::: DATASET EXTRACT :::
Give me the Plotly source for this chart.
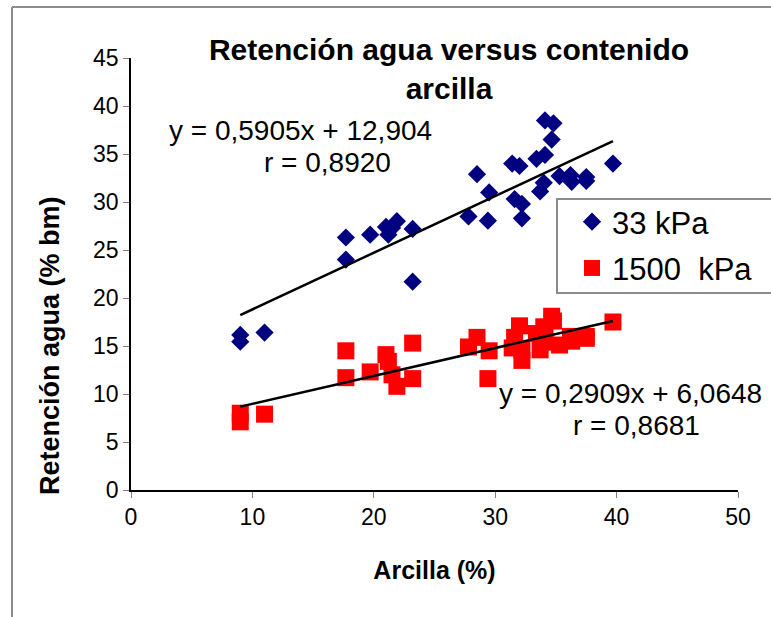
import plotly.graph_objects as go

# ---------------- data ----------------
arcilla_33 = [9.0, 9.0, 11.0, 17.7, 17.7, 19.7, 21.0, 21.2, 21.5, 21.9, 23.2, 23.2,
              27.8, 28.5, 29.4, 29.5, 31.4, 31.6, 32.0, 32.2, 32.2, 33.4, 33.7, 34.0,
              34.1, 34.1, 34.65, 34.8, 35.3, 36.2, 36.3, 37.5, 37.5, 39.7]
ret_33 = [16.15, 15.45, 16.4, 26.3, 24.0, 26.6, 27.4, 26.6, 27.3, 28.0, 27.2, 21.7,
          28.5, 32.9, 28.05, 31.0, 34.0, 30.3, 33.75, 29.8, 28.3, 34.5, 31.1, 32.0,
          34.9, 38.5, 36.5, 38.2, 32.7, 32.8, 32.1, 32.6, 32.2, 34.0]

arcilla_1500 = [9.0, 9.0, 11.0, 17.7, 17.7, 19.7, 21.0, 21.2, 21.5, 21.9, 23.2, 23.2,
                27.8, 28.5, 29.4, 29.5, 31.4, 31.6, 32.0, 32.2, 32.2, 33.4, 33.7, 34.0,
                34.1, 34.1, 34.65, 34.8, 35.3, 36.2, 36.3, 37.5, 37.5, 39.7]
ret_1500 = [8.0, 7.1, 7.9, 14.5, 11.7, 12.3, 14.1, 13.4, 12.0, 10.8, 15.3, 11.6,
            14.9, 15.9, 11.6, 14.5, 14.8, 15.9, 17.1, 13.5, 14.6, 16.3, 14.6, 17.0,
            15.4, 16.5, 18.1, 17.6, 15.1, 16.0, 15.5, 16.0, 15.8, 17.5]

series_names = ["33 kPa", "1500\u00a0 kPa"]
fit_33 = (0.5905, 12.904)
fit_1500 = (0.2909, 6.0648)
eq_labels = ["y = 0,5905x + 12,904", "r = 0,8920", "y = 0,2909x + 6,0648", "r = 0,8681"]

x_ticks = [0, 10, 20, 30, 40, 50]
y_ticks = [0, 5, 10, 15, 20, 25, 30, 35, 40, 45]

FONT = "Liberation Sans, Arial, sans-serif"

# plot-area geometry in pixels
W, H = 771, 617
L, R, T, B = 131, 738, 58, 490
def px2paper_x(px):
    return (px - L) / (R - L)
def px2paper_y(py):
    return (B - py) / (B - T)

fig = go.Figure()

fig.add_trace(go.Scatter(
    x=arcilla_33, y=ret_33, mode="markers", name=series_names[0],
    legendgroup="a",
    marker=dict(symbol="diamond", size=14, color="#000080", line=dict(width=0)),
))
fig.add_trace(go.Scatter(
    x=arcilla_1500, y=ret_1500, mode="markers", name=series_names[1],
    legendgroup="b",
    marker=dict(symbol="square", size=17, color="#FF0000", line=dict(width=0)),
))

for xs, (m, b) in [(arcilla_33, fit_33), (arcilla_1500, fit_1500)]:
    x0, x1 = min(xs), max(xs)
    fig.add_trace(go.Scatter(
        x=[x0, x1], y=[m * x0 + b, m * x1 + b], mode="lines",
        line=dict(color="black", width=2.5), showlegend=False, hoverinfo="skip",
    ))

ann_font = dict(size=28, color="black", family=FONT)
fig.add_annotation(x=px2paper_x(300), y=px2paper_y(130), xref="paper", yref="paper",
                   xanchor="center", yanchor="middle",
                   text=eq_labels[0], showarrow=False, font=ann_font)
fig.add_annotation(x=px2paper_x(327), y=px2paper_y(162), xref="paper", yref="paper",
                   xanchor="center", yanchor="middle",
                   text=eq_labels[1], showarrow=False, font=ann_font)
fig.add_annotation(x=px2paper_x(497), y=px2paper_y(393), xref="paper", yref="paper",
                   xanchor="left", yanchor="middle",
                   text=eq_labels[2], showarrow=False, font=ann_font)
fig.add_annotation(x=px2paper_x(636), y=px2paper_y(425), xref="paper", yref="paper",
                   xanchor="center", yanchor="middle",
                   text=eq_labels[3], showarrow=False, font=ann_font)

# y-axis title (placed like the original, lower than the axis centre)
fig.add_annotation(x=px2paper_x(50), y=px2paper_y(346), xref="paper", yref="paper",
                   xanchor="center", yanchor="middle",
                   text="<b>Retención agua (% bm)</b>", showarrow=False, textangle=-90,
                   font=dict(size=27, color="black", family=FONT))

# outer frame (gray)
fig.add_shape(type="line", xref="paper", yref="paper",
              x0=px2paper_x(12), x1=px2paper_x(780), y0=px2paper_y(7), y1=px2paper_y(7),
              line=dict(color="#8c8c8c", width=2))
fig.add_shape(type="line", xref="paper", yref="paper",
              x0=px2paper_x(12), x1=px2paper_x(12), y0=px2paper_y(7), y1=px2paper_y(630),
              line=dict(color="#8c8c8c", width=2))

# legend frame
fig.add_shape(type="rect", xref="paper", yref="paper",
              x0=px2paper_x(557), x1=px2paper_x(790), y0=px2paper_y(199), y1=px2paper_y(293),
              line=dict(color="#8c8c8c", width=2), fillcolor="white", layer="above")

fig.update_layout(
    width=W, height=H,
    margin=dict(l=L, r=W - R, t=T, b=H - B, autoexpand=False),
    paper_bgcolor="white", plot_bgcolor="white",
    font=dict(family=FONT, color="black"),
    title=dict(text="<b>Retención agua versus contenido<br>arcilla</b>",
               x=px2paper_x(449), xref="paper", xanchor="center",
               y=1 - 60 / H, yref="container", yanchor="middle",
               font=dict(size=30, family=FONT, color="black")),
    showlegend=True,
    legend=dict(x=px2paper_x(572), y=px2paper_y(195), xanchor="left", yanchor="top",
                bgcolor="rgba(0,0,0,0)", borderwidth=0,
                font=dict(size=31, family=FONT, color="black"),
                traceorder="grouped", tracegroupgap=3, itemwidth=30),
    xaxis=dict(range=[0, 50], tickvals=x_ticks, ticktext=[str(v) for v in x_ticks],
               showgrid=False, zeroline=False, showline=True, linecolor="black",
               linewidth=1.5, ticks="outside", ticklen=6, tickcolor="#808080",
               tickfont=dict(size=23, family=FONT, color="black"),
               title=dict(text="<b>Arcilla (%)</b>", font=dict(size=25, family=FONT, color="black"),
                          standoff=32)),
    yaxis=dict(range=[0, 45], tickvals=y_ticks, ticktext=[str(v) for v in y_ticks],
               showgrid=False, zeroline=False, showline=True, linecolor="black",
               linewidth=1.5, ticks="outside", ticklen=6, tickcolor="#808080",
               tickfont=dict(size=23, family=FONT, color="black")),
)

fig.write_html("out.html")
:::
* SET TASK: Take the material above from its first line through the line holding "import plotly.graph_objects as go" and set it down exactly, without the pictures.

* EXERCISE RESPONSE:
Give me the Plotly source for this chart.
import plotly.graph_objects as go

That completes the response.